26th Amendment Anniversary Performance
50 years ago this Independence Day, a large musical group called America’s Youth in Concert performed 'Battle Hymn of the Republic' in the White House. The group consisted of teenagers from across the U.S who also got to co-witness the signing of the 26th Amendment, lowering the voting age to 18.
STURGIS, S.D. — Francie Ganje a former member of the America’s ‘Youth in Concert’ was a attending high school in Eagle Butte when she tried out and was chosen to be on the tour.
Ganje says, “For me to find myself then in the White House or as it turned out really so many stops along the way, where it was infused with a pride of place to be an American to represent the flag, that was…it was just wonderful for me.”
It was a time when America was torn from the controversy of the Vietnam War. Young men 18 years of age were being drafted to serve in the Armed Forces but could not vote.
Ganje adds, “If we are going to send people off to fight and die, they should be able to vote, so that was the mindset shared throughout the country and to a great extent, throughout the group Young Americans in Concert, we were a group of 500 kids representing the entire scope – the length of the United States so within that there would have certainly been awareness on our part.”
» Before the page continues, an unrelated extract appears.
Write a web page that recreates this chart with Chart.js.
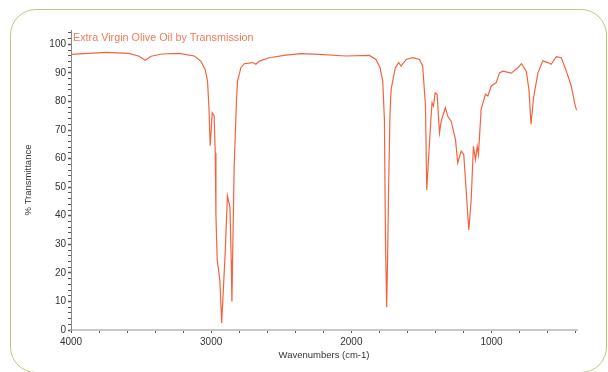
<!DOCTYPE html>
<html>
<head>
<meta charset="utf-8">
<script src="https://cdn.jsdelivr.net/npm/chart.js@4.4.1/dist/chart.umd.min.js"></script>
<style>
  html, body { margin: 0; padding: 0; background: #fff; }
  #wrap { position: relative; width: 608px; height: 372px; overflow: hidden; }
  #frame { position: absolute; left: 10px; top: 9px; width: 597px; height: 364px;
           border: 1.5px solid #bcc97f; border-radius: 26px; box-sizing: border-box; }
  canvas { position: absolute; left: 0; top: 0; }
</style>
</head>
<body>
<div id="wrap">
  <div id="frame"></div>
  <canvas id="ir" width="608" height="372"></canvas>
</div>
<script>
// spectrum
var wavenumbers = [4000, 3750, 3586, 3514, 3471, 3429, 3350, 3229, 3121, 3074, 3043, 3026, 3016, 3007, 3000, 2993, 2979, 2971, 2966, 2957, 2938, 2925, 2900, 2884, 2866, 2857, 2852, 2848, 2836, 2819, 2812, 2788, 2764, 2705, 2681, 2657, 2586, 2467, 2359, 2229, 2038, 1871, 1824, 1795, 1776, 1764, 1757, 1748, 1741, 1734, 1724, 1716, 1705, 1686, 1662, 1645, 1609, 1562, 1514, 1491, 1471, 1462, 1448, 1431, 1424, 1414, 1402, 1388, 1371, 1359, 1329, 1312, 1288, 1257, 1241, 1216, 1198, 1181, 1162, 1145, 1129, 1114, 1102, 1093, 1074, 1043, 1026, 1002, 966, 943, 919, 859, 812, 786, 752, 733, 718, 700, 669, 633, 598, 574, 538, 502, 466, 431, 407, 395, 390];
var transmittance = [96.5, 97.2, 96.8, 95.8, 94.4, 95.8, 96.6, 96.8, 95.9, 94.1, 91.2, 87.1, 78, 64.5, 70, 76, 75, 62, 40, 24.5, 17.5, 2.5, 27, 47, 43, 24.6, 10, 22, 57, 80.7, 87, 91.8, 93.2, 93.6, 93, 94.1, 95.3, 96.2, 96.7, 96.5, 95.9, 96.1, 94.7, 91.8, 87.1, 73.7, 34, 8, 25.7, 50.3, 76, 84.2, 87.1, 91.8, 93.6, 92.4, 94.7, 95.3, 94.7, 92.4, 78.4, 49, 60.8, 74.8, 79.5, 78.4, 83, 82.5, 69, 73.1, 77.8, 74.8, 73.1, 66.7, 58.5, 62.6, 61.4, 49.1, 35, 45.6, 64.3, 59.6, 64.3, 61.4, 77.2, 82.5, 81.9, 85.4, 86.6, 90, 90.6, 89.9, 91.8, 93.2, 90.6, 84.2, 72, 81.3, 90, 94.2, 93.6, 93, 95.7, 95.3, 90.6, 85.4, 79.5, 77.2, 77];

var xLabels = [4000, 3000, 2000, 1000];
var yLabels = [0, 10, 20, 30, 40, 50, 60, 70, 80, 90, 100];

var chartTitle = 'Extra Virgin Olive Oil by Transmission';

var points = wavenumbers.map(function(w, i){ return {x: w, y: transmittance[i]}; });

// small ticks every 200 cm-1 and every 2 %T
var xMinor = [];
for (var v = 400; v <= 4000; v += 200) xMinor.push(v);
var yMinor = [];
for (var t = 0; t <= 104; t += 2) yMinor.push(t);

Chart.defaults.font.family = '"Liberation Sans", Arial, sans-serif';
Chart.defaults.color = '#444';

var titlePlugin = {
    id: 'innerTitle',
    afterDraw: function(chart){
        var ctx = chart.ctx;
        ctx.save();
        ctx.font = '10.8px "Liberation Sans", Arial, sans-serif';
        ctx.fillStyle = '#f47a5c';
        ctx.textBaseline = 'middle';
        ctx.fillText(chartTitle, chart.chartArea.left + 2, 38);
        ctx.restore();
    }
};

new Chart(document.getElementById('ir'), {
    type: 'line',
    data: {
        datasets: [{
            data: points,
            borderColor: '#f2643f',
            borderWidth: 1.2,
            pointRadius: 0,
            tension: 0,
            fill: false
        }]
    },
    options: {
        responsive: false,
        animation: false,
        devicePixelRatio: 1,
        layout: { padding: { top: 30, right: 31, left: 0, bottom: 0 } },
        plugins: { legend: { display: false }, tooltip: { enabled: false } },
        scales: {
            x: {
                type: 'linear',
                reverse: true,
                min: 390,
                max: 4000,
                afterFit: function(s){ s.height = 42; },
                afterBuildTicks: function(s){ s.ticks = xMinor.map(function(v){ return {value: v}; }); },
                ticks: {
                    autoSkip: false,
                    maxRotation: 0,
                    padding: 3,
                    font: { size: 10 },
                    color: '#333',
                    callback: function(v){ return xLabels.indexOf(v) >= 0 ? String(v) : ''; }
                },
                grid: {
                    drawOnChartArea: false,
                    tickLength: 3,
                    tickColor: '#555',
                    tickWidth: 1
                },
                border: { display: true, color: '#c8c8c8', width: 2 },
                title: {
                    display: true,
                    text: 'Wavenumbers (cm-1)',
                    font: { size: 9.5 },
                    color: '#333',
                    padding: { top: 0, bottom: 11 }
                }
            },
            y: {
                min: 0,
                max: 105,
                afterFit: function(s){ s.width = 71; },
                afterBuildTicks: function(s){ s.ticks = yMinor.map(function(v){ return {value: v}; }); },
                ticks: {
                    autoSkip: false,
                    padding: 2,
                    font: { size: 10 },
                    color: '#333',
                    callback: function(v){ return yLabels.indexOf(v) >= 0 ? String(v) : ''; }
                },
                grid: {
                    drawOnChartArea: false,
                    tickLength: 3,
                    tickColor: '#555',
                    tickWidth: function(c){ return c.tick && c.tick.value % 10 === 0 ? 1.5 : 1; }
                },
                border: { display: true, color: '#888', width: 1, dash: [1, 1] },
                title: {
                    display: true,
                    text: '% Transmittance',
                    font: { size: 9.5 },
                    color: '#333',
                    padding: { top: 23, bottom: 0 }
                }
            }
        }
    },
    plugins: [titlePlugin]
});
</script>
</body>
</html>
The group consisted of the best music students in the U.S. of choir, band, and orchestra. Francie says that the Midwest and South Dakota in particular has quite a representation and that the White House performance really set the tone for the rest of the tour.
She shares a story of people in France coming up to some in the group after an impromptu performance and saying thank you America for what you did for us.
“It’s one thing when you are living in a country and you say and hear you know, how lucky you are, but it’s another thing to travel and then understand how really lucky you are.”
The students were invited to witness the fireworks over the Potomac from the White House lawn and turned somewhat loose inside the White House and also given a commemorative pen.
Ganje says, “I remember as much about our time in the White House, simply because at that time you could meander you know, you could mosey around, it’s not like it is now and that was fun, that was absolutely fun – we all though did get a pen from the President. I enjoyed his remarks as much as anything because he talked about you know there was a responsibility as we moved forward on that tour to bring the ideals of you know America to other parts of the world.”